* GIVEN TASK: In the material below, please retype the lines from the very first through the one with "plt.rcParams['font.family'] = ['Liberation", exactly and without pictures.

* SOURCE DATA:
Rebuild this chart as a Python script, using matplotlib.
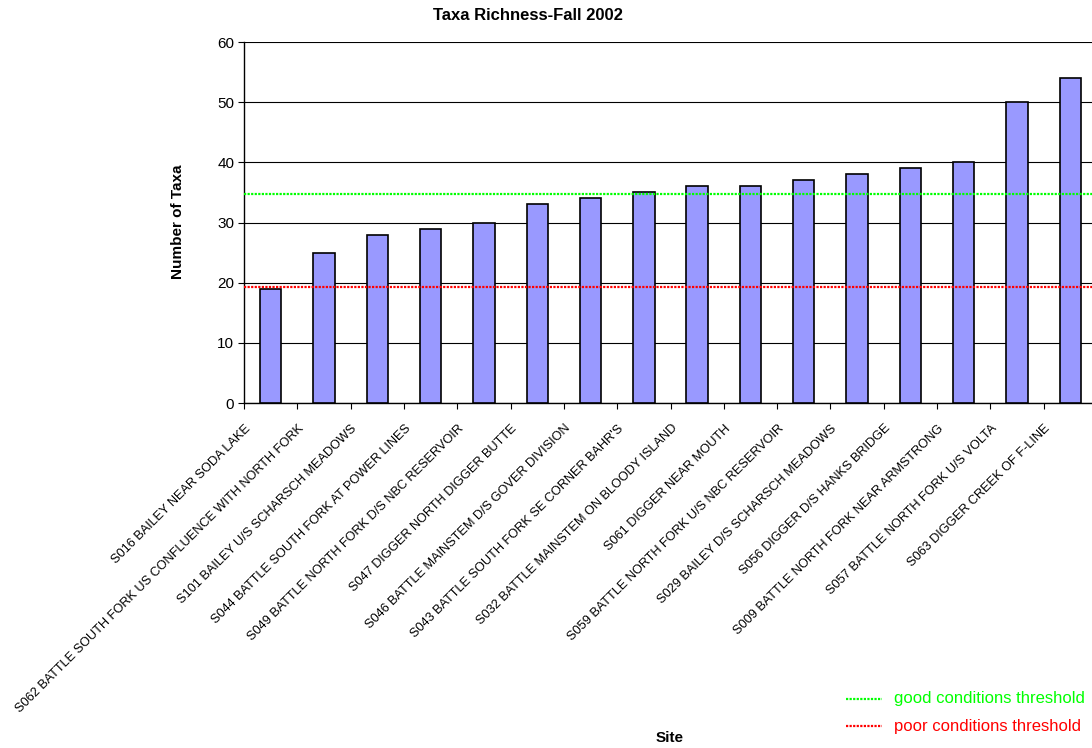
import numpy as np
import matplotlib.pyplot as plt
import matplotlib.transforms as mtransforms

plt.rcParams['font.family'] = ['Liberation Sans', 'DejaVu Sans']

# Sites and taxa counts
sites = [
    "S016 BAILEY NEAR SODA LAKE",
    "S062 BATTLE SOUTH FORK US CONFLUENCE WITH NORTH FORK",
    "S101 BAILEY U/S SCHARSCH MEADOWS",
    "S044 BATTLE SOUTH FORK AT POWER LINES",
    "S049 BATTLE NORTH FORK D/S NBC RESERVOIR",
    "S047 DIGGER NORTH DIGGER BUTTE",
    "S046 BATTLE MAINSTEM D/S GOVER DIVISION",
    "S043 BATTLE SOUTH FORK SE CORNER BAHR'S",
    "S032 BATTLE MAINSTEM ON BLOODY ISLAND",
    "S061 DIGGER NEAR MOUTH",
    "S059 BATTLE NORTH FORK U/S NBC RESERVOIR",
    "S029 BAILEY D/S SCHARSCH MEADOWS",
    "S056 DIGGER D/S HANKS BRIDGE",
    "S009 BATTLE NORTH FORK NEAR ARMSTRONG",
    "S057 BATTLE NORTH FORK U/S VOLTA",
    "S063 DIGGER CREEK OF F-LINE",
]
taxa = [19, 25, 28, 29, 30, 33, 34, 35, 36, 36, 37, 38, 39, 40, 50, 54]

good_threshold = 34.8
poor_threshold = 19.3
y_ticks = [0, 10, 20, 30, 40, 50, 60]

fig = plt.figure(figsize=(10.92, 7.48), dpi=100)
ax = fig.add_axes([244 / 1092, 1 - 403 / 748, 853 / 1092, 361 / 748])

x = np.arange(len(sites))
ax.bar(x, taxa, width=0.4, color="#9999FF", edgecolor="black", linewidth=1.2, zorder=3)

ax.axhline(good_threshold, color="#00FF00", linestyle=(0, (1, 0.6)), linewidth=1.6, zorder=4)
ax.axhline(poor_threshold, color="#FF0000", linestyle=(0, (1, 0.6)), linewidth=1.6, zorder=4)

ax.set_xlim(-0.5, len(sites) - 0.5)
ax.set_ylim(0, 60)
ax.set_yticks(y_ticks)
ax.tick_params(axis="y", labelsize=11, length=4, direction="out", pad=3)
ax.yaxis.grid(True, color="black", linewidth=0.8, zorder=0)
ax.set_axisbelow(True)

# category ticks sit between bars
ax.set_xticks(np.arange(len(sites) + 1) - 0.5, minor=False)
ax.set_xticklabels([])
ax.tick_params(axis="x", length=4, direction="out")
ax.set_xticks(x, minor=True)
ax.set_xticklabels(sites, minor=True, rotation=45, ha="right", va="center",
                   rotation_mode="anchor", fontsize=9.2)
ax.tick_params(axis="x", which="minor", length=0, pad=17)
shift = mtransforms.ScaledTranslation(-22 / 100, 0, fig.dpi_scale_trans)
for lab in ax.get_xticklabels(minor=True):
    lab.set_transform(lab.get_transform() + shift)

for side in ["top", "right"]:
    ax.spines[side].set_visible(False)
ax.spines["left"].set_linewidth(1.0)
ax.spines["bottom"].set_linewidth(1.0)

fig.text(528 / 1092, 1 - 15 / 748, "Taxa Richness-Fall 2002", ha="center", va="center",
         fontsize=12, fontweight="bold")
fig.text(178 / 1092, 1 - 222 / 748, "Number of Taxa", ha="center", va="center",
         rotation=90, fontsize=11, fontweight="bold")
fig.text(670 / 1092, 1 - 738 / 748, "Site", ha="center", va="center",
         fontsize=11, fontweight="bold")

# threshold legend
for yy, col, txt in [(699, "#00FF00", "good conditions threshold"),
                     (726, "#FF0000", "poor conditions threshold")]:
    fig.add_artist(plt.Line2D([846 / 1092, 882 / 1092], [1 - yy / 748, 1 - yy / 748],
                              color=col, linestyle=(0, (1, 0.6)), linewidth=1.6))
    fig.text(894 / 1092, 1 - yy / 748, txt, ha="left", va="center", fontsize=12, color=col)

fig.savefig("out.png", dpi=100)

* OUTPUT BELOW:
Rebuild this chart as a Python script, using matplotlib.
import numpy as np
import matplotlib.pyplot as plt
import matplotlib.transforms as mtransforms

plt.rcParams['font.family'] = ['Liberation Sans', 'DejaVu Sans']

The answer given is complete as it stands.